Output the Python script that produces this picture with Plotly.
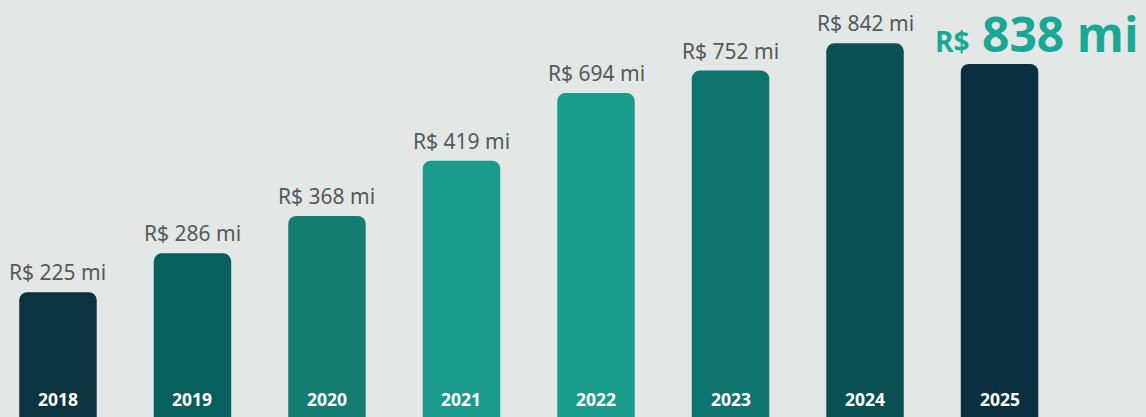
import plotly.graph_objects as go

# Dados do gráfico
anos = ['2018', '2019', '2020', '2021', '2022', '2023', '2024', '2025']
valores = [225, 286, 368, 419, 694, 752, 842, 838]  # R$ milhões (rótulos)
# altura visual das barras no original (índice, 2024 = 100) - não é proporcional aos valores
altura_barras = [33.4, 43.8, 53.8, 68.6, 86.7, 92.7, 100, 94.5]

cores = {
    'fundo': '#e3e7e6',
    'texto': '#555a5a',
    'destaque': '#1aa896',
}
cores_barras = ['#0b3440', '#07605d', '#137d71', '#1a9b8b', '#1a9c8d', '#10746e', '#0b5053', '#0a3040']

fig = go.Figure()

fig.add_trace(go.Bar(
    x=anos, y=altura_barras,
    marker=dict(color=cores_barras, cornerradius=8, line=dict(width=0)),
    width=0.576,
    hoverinfo='skip',
))

# rótulos de valor acima das barras
for i, (v, h) in enumerate(zip(valores[:-1], altura_barras[:-1])):
    fig.add_annotation(x=i, y=h, text='R$ %d mi' % v, showarrow=False,
                       yanchor='bottom', yshift=4,
                       font=dict(family='Noto Sans', size=21, color=cores['texto']))

# último ano em destaque
fig.add_annotation(x=len(anos) - 1, y=altura_barras[-1],
                   text='<b><span style="font-size:28px">R$</span> %d mi</b>' % valores[-1],
                   showarrow=False, yanchor='bottom', xshift=37, yshift=-4,
                   font=dict(family='Open Sans', size=48, color=cores['destaque']))

# anos dentro das barras
for i, ano in enumerate(anos):
    fig.add_annotation(x=i, y=0, text='<b>%s</b>' % ano, showarrow=False,
                       yanchor='bottom', yshift=4,
                       font=dict(family='Open Sans', size=17.5, color='white'))

eixo = dict(showgrid=False, zeroline=False, showline=False, showticklabels=False, ticks='')
fig.update_layout(
    width=1146, height=417,
    margin=dict(l=0, r=0, t=0, b=0),
    paper_bgcolor=cores['fundo'], plot_bgcolor=cores['fundo'],
    showlegend=False,
    xaxis=dict(type='category', range=[-0.431, 8.089], **eixo),
    yaxis=dict(range=[0, 111.6], **eixo),
)

fig.write_html("out.html", config={'displayModeBar': False},
               post_script="document.body.style.margin='0';")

*What to work on*
Transcribe the opening line of the listing above, please, and every line after it through the line with "import plotly.graph_objects as go", word for word, without pictures.

*Exercise result*
Output the Python script that produces this picture with Plotly.
import plotly.graph_objects as go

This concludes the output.